Given data:
──────────────────────────────

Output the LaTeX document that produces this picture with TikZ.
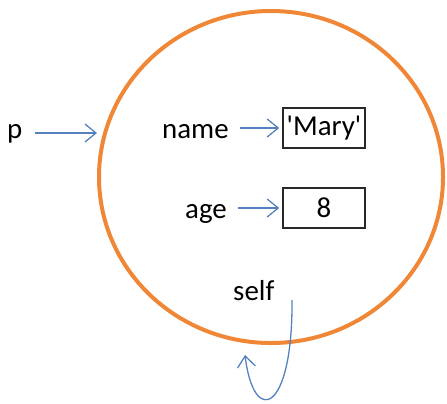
\documentclass[tikz,border=0pt]{standalone}
\usepackage{fontspec}
\setmainfont{Carlito}
\usetikzlibrary{arrows.meta,shapes.geometric}
\definecolor{orng}{RGB}{240,135,55}
\definecolor{blu}{RGB}{85,130,190}
\definecolor{bx}{RGB}{40,40,40}
\tikzset{
  lbl/.style={inner sep=0pt, anchor=base west, font=\fontsize{29}{33}\selectfont},
  valbox/.style={draw=bx, line width=1.6bp, minimum width=82bp, minimum height=40bp, inner sep=0pt, font=\fontsize{29}{33}\selectfont},
  arr/.style={draw=blu, line width=1.3bp, -{Straight Barb[length=11bp,width=18bp,line width=1.3bp]}},
  ring/.style={draw=orng, line width=4bp, ellipse, minimum width=344bp, minimum height=332bp, inner sep=0pt}
}
\begin{document}
\begin{tikzpicture}[x=1bp,y=-1bp]
\useasboundingbox (0,0) rectangle (447,403);
\node[ring] (circ) at (271,177) {};
\node[lbl] (p) at (7,138) {p};
\node[lbl] (name) at (162,138) {name};
\node[lbl] (age) at (185,218) {age};
\node[lbl] (self) at (233,300) {self};
\node[valbox] (mary) at (324,128) {\textquotesingle Mary\textquotesingle};
\node[valbox] (eight) at (324,208) {8};
\coordinate (pend) at (97,133);
\coordinate (s0) at (292,300);
\coordinate (s1) at (245,355);
\draw[arr] ([xshift=12bp]p.east |- pend) -- (pend);
\draw[arr] ([xshift=11bp]name.east |- mary.west) -- ([xshift=-3bp]mary.west);
\draw[arr] ([xshift=11bp]age.east |- eight.west) -- ([xshift=-3bp]eight.west);
\draw[arr] (s0) .. controls (293,412) and (254,428) .. (s1);
\end{tikzpicture}
\end{document}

──────────────────────────────

Instruction: Without the pictures, print the whole listing exactly as given.

The solution:
Output the LaTeX document that produces this picture with TikZ.
\documentclass[tikz,border=0pt]{standalone}
\usepackage{fontspec}
\setmainfont{Carlito}
\usetikzlibrary{arrows.meta,shapes.geometric}
\definecolor{orng}{RGB}{240,135,55}
\definecolor{blu}{RGB}{85,130,190}
\definecolor{bx}{RGB}{40,40,40}
\tikzset{
  lbl/.style={inner sep=0pt, anchor=base west, font=\fontsize{29}{33}\selectfont},
  valbox/.style={draw=bx, line width=1.6bp, minimum width=82bp, minimum height=40bp, inner sep=0pt, font=\fontsize{29}{33}\selectfont},
  arr/.style={draw=blu, line width=1.3bp, -{Straight Barb[length=11bp,width=18bp,line width=1.3bp]}},
  ring/.style={draw=orng, line width=4bp, ellipse, minimum width=344bp, minimum height=332bp, inner sep=0pt}
}
\begin{document}
\begin{tikzpicture}[x=1bp,y=-1bp]
\useasboundingbox (0,0) rectangle (447,403);
\node[ring] (circ) at (271,177) {};
\node[lbl] (p) at (7,138) {p};
\node[lbl] (name) at (162,138) {name};
\node[lbl] (age) at (185,218) {age};
\node[lbl] (self) at (233,300) {self};
\node[valbox] (mary) at (324,128) {\textquotesingle Mary\textquotesingle};
\node[valbox] (eight) at (324,208) {8};
\coordinate (pend) at (97,133);
\coordinate (s0) at (292,300);
\coordinate (s1) at (245,355);
\draw[arr] ([xshift=12bp]p.east |- pend) -- (pend);
\draw[arr] ([xshift=11bp]name.east |- mary.west) -- ([xshift=-3bp]mary.west);
\draw[arr] ([xshift=11bp]age.east |- eight.west) -- ([xshift=-3bp]eight.west);
\draw[arr] (s0) .. controls (293,412) and (254,428) .. (s1);
\end{tikzpicture}
\end{document}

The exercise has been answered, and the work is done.